Who will China blame for stirring up a hornet's nest in the South China Sea?

Who will China blame for stirring up a hornet's nest in the South China Sea?

First word

SOONER or later, it will just be a matter of time before Chinese spokesmen and their hired propagandists come around to blame the Philippines for stirring up a hornet's nest in disputed South China Sea waters.

Whenever China needs someone to point to for an untoward turn of events in the dispute, it invariably picks the Philippines or the United States as the culprit, saying that things have been carried too far.

This is absurd and comical because the facts are well-known, as evinced by the headline news reports in June.

Who else but China instigated on June 17 the attacks on Philippine vessels and patrol boats that resulted in looting and the loss of a finger of one Filipino coast guardsman.

Who but the Chinese command issued the orders to the China Coast Guard (CCG) to arrest anyone for trespassing on alleged Chinese sovereign territories?

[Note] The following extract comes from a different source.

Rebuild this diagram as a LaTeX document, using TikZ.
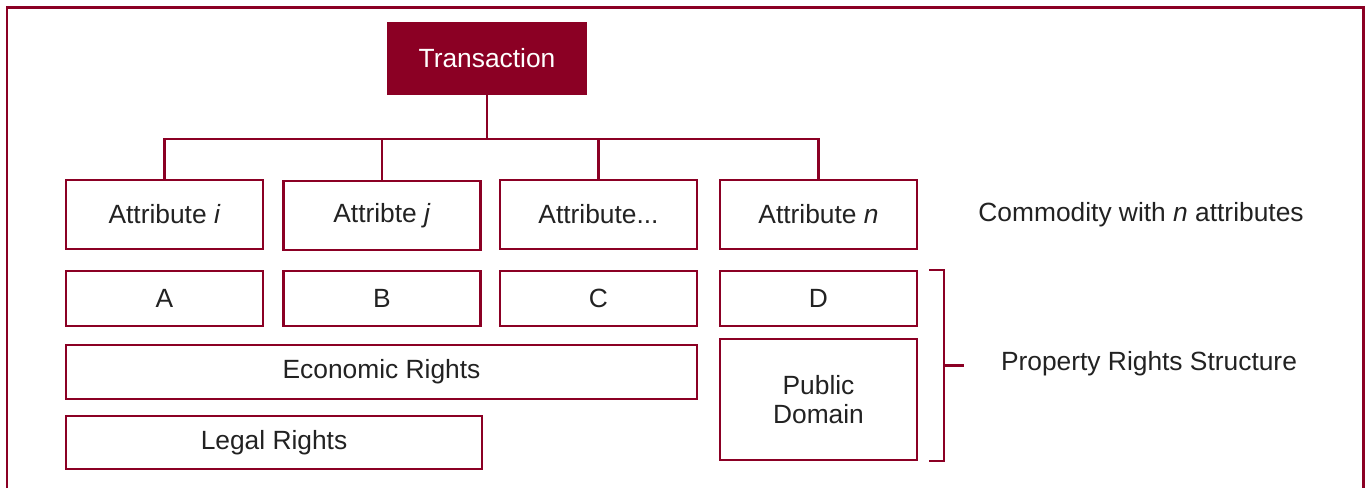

Who but Chinese troops and bureaucrats are now scrambling for cover as the US Seventh Fleet and the Philippines' allies come out to make a concerted show of their interest in deterring Chinese aggression and in preserving stability and freedom of navigation in the SCA and West Philippine Sea?

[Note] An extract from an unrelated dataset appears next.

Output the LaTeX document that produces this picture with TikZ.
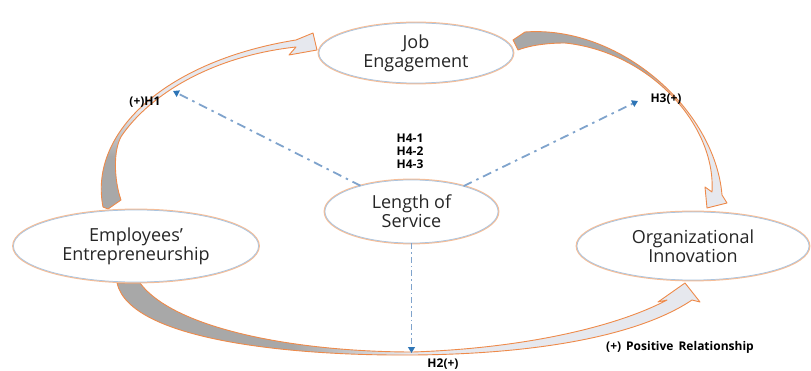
\documentclass[tikz,border=0pt]{standalone}
\usepackage{fontspec}
\setmainfont{Open Sans}
\usetikzlibrary{arrows.meta,shapes.geometric}

\definecolor{arrgray}{HTML}{A8A8A8}
\definecolor{arrlight}{HTML}{E6E8EE}
\definecolor{arredge}{HTML}{EE8A4A}
\definecolor{ringorange}{HTML}{F6BE98}
\definecolor{ringblue}{HTML}{A9C4E0}
\definecolor{dashblue}{HTML}{7FA3CC}
\definecolor{tipblue}{HTML}{2E75B6}
\definecolor{inktext}{HTML}{262626}

% gray tail fading into a light head
\pgfdeclareverticalshading{fadeup}{100bp}{color(0bp)=(arrgray); color(40bp)=(arrgray); color(53bp)=(arrlight); color(100bp)=(arrlight)}
\pgfdeclarehorizontalshading{fadeturn}{100bp}{color(0bp)=(arrgray); color(56bp)=(arrgray); color(66bp)=(arrlight); color(100bp)=(arrlight)}
\pgfdeclarehorizontalshading{fadelong}{100bp}{color(0bp)=(arrgray); color(40bp)=(arrgray); color(50bp)=(arrlight); color(100bp)=(arrlight)}

\tikzset{
  concept/.style={ellipse, fill=white, draw=ringblue, line width=0.7pt,
    preaction={draw=ringorange, line width=2.8pt},
    inner sep=0pt, align=center, text=inktext,
    font=\fontsize{18}{19}\selectfont},
  hlabel/.style={inner sep=0pt, text=black, font=\bfseries\fontsize{12}{13}\selectfont},
  blockarrow/.style={draw=arredge, line width=0.9pt, line join=round},
  dashconn/.style={draw=dashblue, line width=1.8pt,
    dash pattern=on 9pt off 5pt on 2.5pt off 5pt,
    -{Triangle[length=6pt,width=7pt,color=tipblue]}},
}

\begin{document}
\begin{tikzpicture}[x=1pt, y=-1pt]
\useasboundingbox (0,0) rectangle (811,371);

% curved block arrows
% Employees' Entrepreneurship -> Job Engagement
\path[blockarrow, shade, shading=fadeup]
  (103,207) .. controls (88,130) and (170,60) .. (296,40)
  -- (313,33) -- (317,50) -- (289,55) -- (296,47)
  .. controls (213,56) and (150,94) .. (121.5,136)
  .. controls (113,150) and (114,180) .. (121,200)
  -- (108,209) -- cycle;

% Job Engagement -> Organizational Innovation
\path[blockarrow, shade, shading=fadeturn]
  (513,40) -- (525,32) .. controls (620,25) and (715,110) .. (722,195)
  -- (727,203) -- (707,208) -- (705,187) -- (712,192)
  .. controls (716,125) and (650,52) .. (565,43)
  .. controls (545,43) and (528,46) .. (518,50) -- cycle;

% Employees' Entrepreneurship -> Organizational Innovation
\path[blockarrow, shade, shading=fadelong]
  (117,283) .. controls (130,340) and (290,356) .. (413,355)
  .. controls (540,354) and (640,335) .. (692,300)
  -- (700,302) -- (685,283) -- (658,302) -- (667,300)
  .. controls (620,325) and (530,348) .. (413,352)
  .. controls (300,352) and (175,330) .. (140,283) -- cycle;

% concepts
\node[concept, minimum width=194, minimum height=60] (je)  at (416,53)  {Job\\Engagement};
\node[concept, minimum width=245, minimum height=72] (ee)  at (136,246) {Employees’\\Entrepreneurship};
\node[concept, minimum width=173, minimum height=63] (los) at (411.5,211.5) {Length of\\Service};
\node[concept, minimum width=232, minimum height=68] (oi)  at (693,246) {Organizational\\Innovation};

% moderating paths
\coordinate (h1tip) at (173,91);
\coordinate (h3tip) at (638,101);
\coordinate (h2tip) at (411.5,353);
\draw[dashconn] (los) -- (h1tip);
\draw[dashconn] (los) -- (h3tip);
\draw[dashconn, line width=1.2pt, dash pattern=on 6pt off 3pt on 1.5pt off 3pt] (los.south) -- (h2tip);

% hypothesis labels
\node[hlabel] (h1) at (145,102) {(+)H1};
\node[hlabel, align=center] (h4) at (410,151) {H4-1\\H4-2\\H4-3};
\node[hlabel] (h3) at (666,99) {H3(+)};
\node[hlabel] (h2) at (443,364) {H2(+)};
\node[hlabel] (pos) at (680,347) {(+)\hspace{5pt}Positive\hspace{5pt}Relationship};
\end{tikzpicture}
\end{document}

One of the greatest and funniest editorial cartoons ever drawn and published was in a South African newspaper during the great upheaval that knocked out the apartheid regime. The cartoon showed a white commander of the apartheid armed force telling a sea of black people, "You are under arrest." The black faces are all over the newspaper page.

I believe an analogous cartoon can be drawn of the Chinese coast guard, placing the US Seventh Fleet under arrest for trespassing on alleged Chinese sovereign territory.

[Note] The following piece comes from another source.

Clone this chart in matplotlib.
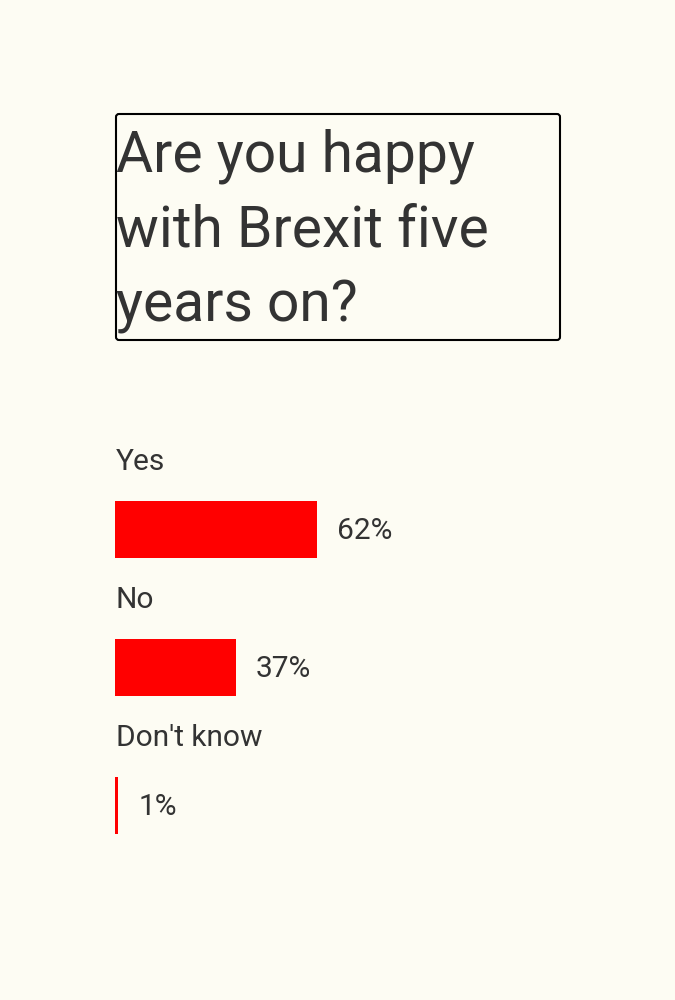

Picture worth a thousand words

A picture or image, it is truly said, is worth a thousand words. This saying, according to the American Dictionary of Idioms, was invented by an advertising executive, Fredd R. Barnard. To promote his agency's work, he took out an ad in Printer's Ink in 1921 with the headline, "One look is worth a thousand words," and attributed it to an ancient Japanese philosopher. Six years later, he changed it to "Chinese proverb" — "a picture is worth ten thousand words," illustrated with some Chinese characters.

The attribution in both ads was invented. Barnard simply believed an Asian origin would give it more credibility.

We might say that with the hornet's nest now stirred up in the South China Sea and in our exclusive economic zone (EEZ), events have located the blame where it belongs.

Compulsory military service

The ultra-expensive Philippine military has raised among my readers a second point for wonder. They wonder, as I do, under the program, the Filipino Defense Department and AFP have not considered and recommended the establishment of compulsory military service among our very young people, both men and women.

With our population now standing at 118 million, with the majority 18 years of age and under, the country has a vast potential source of recruits for the nation's armed forces.

Many countries today have either a conscription policy or a national service program to beef up their armed forces.

According to the book "Start-up Nation" by Dan Senor and Saul Singer, "about thirty nations have compulsory military service that lasts longer than 18 months. Most of them are developing or are non-democratic, or both. But among First World countries, only three require such a lengthy period of military service: Israel, South Korea and Singapore.

"For Israel, the threat to its existence began before it had become a sovereign nation. Beginning in the 1920s, the Arab world resisted the establishment of a national Jewish state in Palestine. They sought to defeat or weaken Israel in numerous wars.

South Korea has lived under a constant threat from North Korea, which has a large standing army poised just a few miles from Seoul, South Korea's capital.

And Singapore lives with memories of the occupation by Japan during World War 2, its recent struggle for independence, which culminated in 1965, and the volatile period that followed.

Singaporean national service was introduced in 1967. 'We had to defend ourselves. It was a matter of survival. As a small country with a small population, the only way we could build a force of sufficient size was through conscription,' explained Defense Minister Teo Chee Hean. 'It was a decision not taken lightly, given the significant impact that conscription would have on every Singaporean. But there was no alternative.'

At independence, Singapore had only two infantry regiments. And they had been created and were commanded by the British. Two-thirds of the soldiers were not even residents of Singapore.

Looking for ideas, the city-state Defense Minister, Goh Keng Swee, called Mordecai Kidron, the former Israeli ambassador to Thailand.

'Goh said they thought that only Israel, a small country surrounded by Muslim countries, could help them build a small dynamic army,' Kidron said.

In response to Goh's plea for help, the Israeli Defense Forces (IDF) tasked Lt. Col. Yehuda Golan with writing two manuals for the nascent Singaporean army: one on combat doctrine and the structure of a defense ministry and another on intelligence institutions. Later, six IDF officers and their families moved to Singapore to train soldiers and create a conscription-based army.

Along with compulsory service and a career army, Singapore also adopted elements of the IDF's model of reserve service.

Every soldier who completes his regular service is obligated to serve for short stints every year until the age of 33."

This is not the end of the story. All three countries continue to evolve. They have become highly developed and modern dynamic economies.